The difference is that somehow we should accept that some women today do use just as poor judgement as men in today's world. When again, Jesus would suggest a change in one's life.
I realize that I did not address private prayer over public prayer.
Yes in Matthew 6: 6, Jesus does address praying in private. But what is not mentioned is that he is telling that so that people are not like hypocrites who pray in public more for show than the meaning of the prayer. That is addressed in Matthew, 6:5. Jesus prayed in public a lot. He prayed before the seven loaves and two fishes were fed to the 5,000. He spoke of the two men who prayed in the Temple and what one had the more meaningful prayer. Paul addressed this in 1 Thessalonians with these three words: Pray without ceasing.
That does not mean to pray in private only.
The point of this post is that I find when both sides try to narrow the whole of the New Testament to some kind of poster board of justifications for certain positions it cheapens the whole meaning of what it is all about.
It is about Jesus Christ coming into the world to save the world. The New Testament is not just some account of his life but a guide, a road map even, to a better life to people that are open and willing to believe. And yes, I know that not all people are willing to believe. That is OK. They may not be ready. They may never be ready in this world. I am one that prays for people to hear the message of the Gospel. All of it. Not just the parts we like or are comfortable with.
And one important thing I leave you with.

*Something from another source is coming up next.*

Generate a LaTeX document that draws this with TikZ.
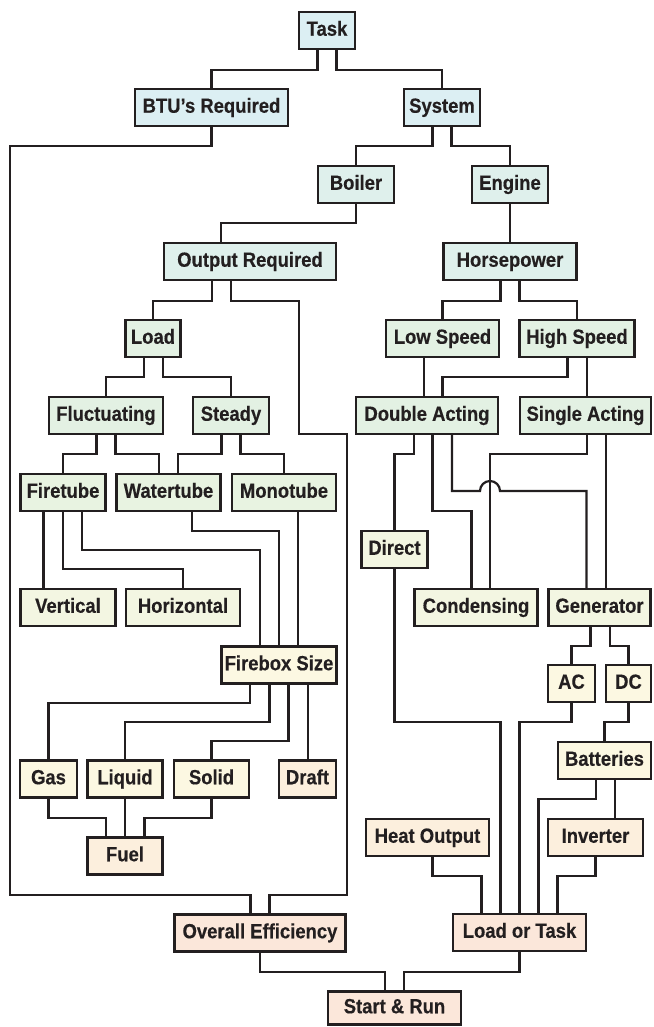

I believe that everyone should study the Holy Bible. That is the only way that you can take the whole message whether you are a believer or not and understand it in totality. It does not make me Mr. Bible Answer Man that I have done a lot of bible study. But I understand the message better each time I do so.
There are a lot of people who don't like "organized" religion. Christianity is the least organized religion there is my friends. It is why it requires a real knowledge, not the Cliff Notes. It requires a lot of study and sometimes the same thing over and over again.
Just be open to the whole message, not just what makes us feel good.